Day trade scenario: On EUR/USD’s M15 chart during the London session, you spot a pullback to support with bullish confirmation. You buy at 1.0850 with a stop at 1.0835 (15 pips) and a target at 1.0880 (30 pips). Because your risk is $50 over 15 pips, you size the position accordingly. You close the trade before the New York session ends, capturing a 1:2 reward.
Swing trade scenario: On the daily chart, EUR/USD breaks above a multi-week resistance level, supported by dovish comments from a rival central bank. You buy at 1.0850 with a stop at 1.0750 (100 pips) and a target at 1.1050 (200 pips). You hold the position for six trading days, accepting overnight swaps, and exit at target—still risking only 1% but capturing a much larger move.
Notice that both trades risk the same dollar amount. Only the position size and holding period change.

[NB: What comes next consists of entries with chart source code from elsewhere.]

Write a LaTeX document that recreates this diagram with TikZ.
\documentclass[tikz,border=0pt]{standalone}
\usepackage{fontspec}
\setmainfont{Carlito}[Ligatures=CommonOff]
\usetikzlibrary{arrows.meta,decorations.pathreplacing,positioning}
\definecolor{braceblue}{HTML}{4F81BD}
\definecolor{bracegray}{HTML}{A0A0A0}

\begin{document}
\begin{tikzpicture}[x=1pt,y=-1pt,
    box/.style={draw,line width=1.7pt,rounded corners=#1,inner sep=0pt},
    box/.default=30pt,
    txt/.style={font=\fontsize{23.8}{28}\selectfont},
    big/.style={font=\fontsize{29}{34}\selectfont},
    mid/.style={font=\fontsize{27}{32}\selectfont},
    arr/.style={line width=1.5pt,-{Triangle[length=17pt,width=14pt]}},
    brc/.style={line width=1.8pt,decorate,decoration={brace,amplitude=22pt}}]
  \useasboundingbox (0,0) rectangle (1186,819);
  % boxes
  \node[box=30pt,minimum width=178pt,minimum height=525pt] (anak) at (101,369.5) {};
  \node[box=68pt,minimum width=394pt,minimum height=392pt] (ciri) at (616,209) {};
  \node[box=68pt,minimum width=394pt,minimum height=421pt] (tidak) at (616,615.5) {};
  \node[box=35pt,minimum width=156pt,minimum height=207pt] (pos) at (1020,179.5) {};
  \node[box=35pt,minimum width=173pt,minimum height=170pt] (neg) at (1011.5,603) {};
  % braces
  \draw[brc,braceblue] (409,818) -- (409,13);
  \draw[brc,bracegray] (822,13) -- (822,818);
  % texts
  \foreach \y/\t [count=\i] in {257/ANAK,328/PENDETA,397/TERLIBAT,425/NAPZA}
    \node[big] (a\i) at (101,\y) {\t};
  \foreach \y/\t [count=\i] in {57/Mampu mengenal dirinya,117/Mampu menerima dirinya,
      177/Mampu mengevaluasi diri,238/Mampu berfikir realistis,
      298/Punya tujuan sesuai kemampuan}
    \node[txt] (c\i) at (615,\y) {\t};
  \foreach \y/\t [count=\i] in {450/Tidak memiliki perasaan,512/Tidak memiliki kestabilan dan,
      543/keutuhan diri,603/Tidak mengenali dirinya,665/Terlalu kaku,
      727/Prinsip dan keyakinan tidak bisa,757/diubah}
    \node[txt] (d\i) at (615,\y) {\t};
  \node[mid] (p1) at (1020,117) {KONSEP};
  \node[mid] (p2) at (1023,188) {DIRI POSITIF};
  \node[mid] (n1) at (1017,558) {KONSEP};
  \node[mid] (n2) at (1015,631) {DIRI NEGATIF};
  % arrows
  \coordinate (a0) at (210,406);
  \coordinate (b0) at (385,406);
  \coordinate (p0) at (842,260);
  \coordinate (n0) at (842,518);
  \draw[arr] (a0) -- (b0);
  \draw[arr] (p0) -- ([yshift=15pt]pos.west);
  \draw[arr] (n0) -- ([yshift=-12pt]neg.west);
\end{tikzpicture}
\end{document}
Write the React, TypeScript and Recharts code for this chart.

Frequently Asked Questions
Which is better for beginners?
Swing trading is usually gentler for beginners because it demands fewer decisions, less screen time, and reduces the emotional pressure of fast markets. It also gives you time to think before acting.
Can I do both at the same time?
Yes, but keep them separate in your journal and account planning. Blending styles works best once you have mastered risk management and can clearly distinguish an intraday setup from a swing setup.
How much capital do I need?
You can start either style with a modest account, but proper risk management matters more than size. Smaller accounts often favor swing trading because trade frequency—and therefore cost—is lower.
Does day trading require special tools?
A reliable broker with tight spreads, fast execution, and a stable platform is essential. Day traders also benefit from an economic calendar to avoid trading into surprise news.
Bottom line: Choose the style that matches your available time, personality, and risk tolerance—then master it before adding complexity. Both day trading and swing trading can be profitable, but only when paired with discipline, a tested strategy, and unwavering risk management.